Re:hmm, if you really are so clever by Anonymous Coward · 2003-08-10 22:20 · Score: 5, Interesting

Very good.
Speaking from experience, I know for a fact that many of the harvesting programs (written in perl, running on linux, written by geeks) are very robust at deciphering most email obfuscation methods. You all sit and shake your fists, and the spamware writers are laughing their asses off.
You have the easy answer: don't obfuscate your email, don't even bother putting it on your posts.
Re:You really just don't get it by schon · 2003-08-11 02:25 · Score: 5, Interesting

spammers should love Bayesian filtering, it takes the presure off them while allowing them to reach exactly the same number of marks with a mailing.

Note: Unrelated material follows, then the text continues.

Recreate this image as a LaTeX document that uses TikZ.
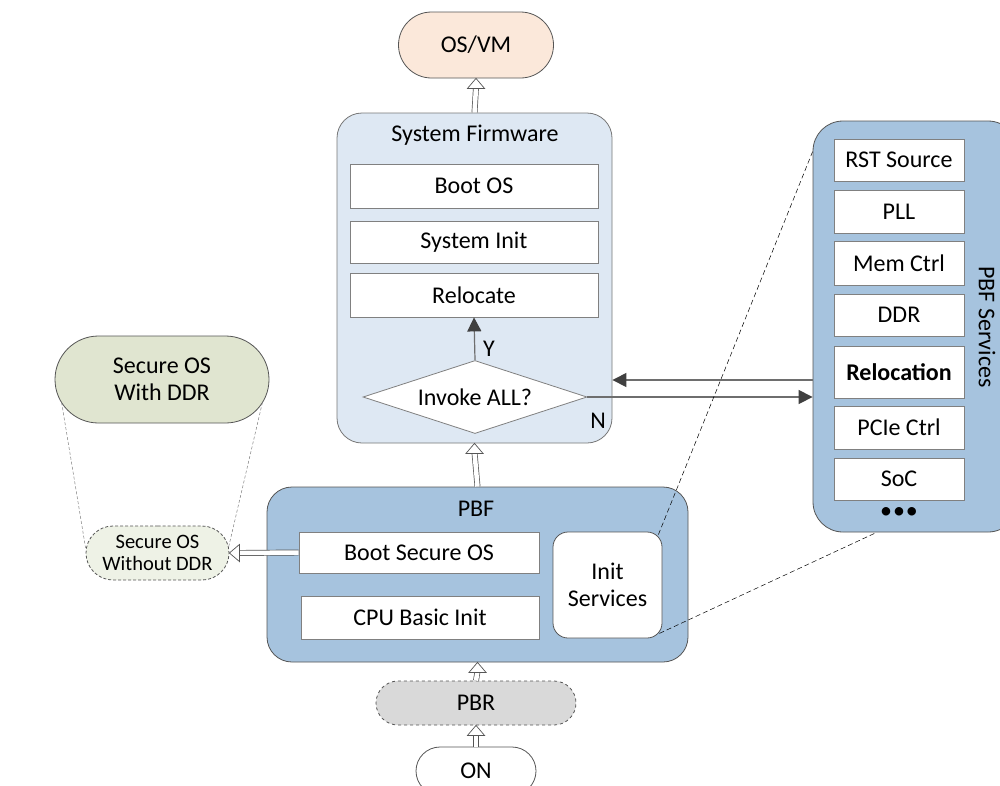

I'm afraid you've made the cardinal mistake of thinking that spammers follow logic.

First question: Why do people install filters on their mailboxes?

Answer: To stop spam.

Now, take a look at any interview with any spammer.. you'll note that when they're asked, the spammer will say "I don't send it to people who don't want it."

They'll also say "we're always coming up with ways to bypass filters."

Now, you'd think that with the two statements, that one of them is false - however (besides the fact that spammers lie), any sociologist will tell you that the spammer actually believes he's telling the truth in each of these statements..

How he justifies it in his mind is that he believes that even though someone has installed a spam filter, that this person only wants to filter spam from other spammers - that his spam is somehow "special".

Spammers are sociopaths, and like all sociopaths, they believe the rules do not apply to them.

If spammers weren't sociopaths, and were capable of applied logic, then they'd realize that any filter (not just Bayseian) would benefit them.. but then, if they weren't sociopaths, they wouldn't be spammers in the first place.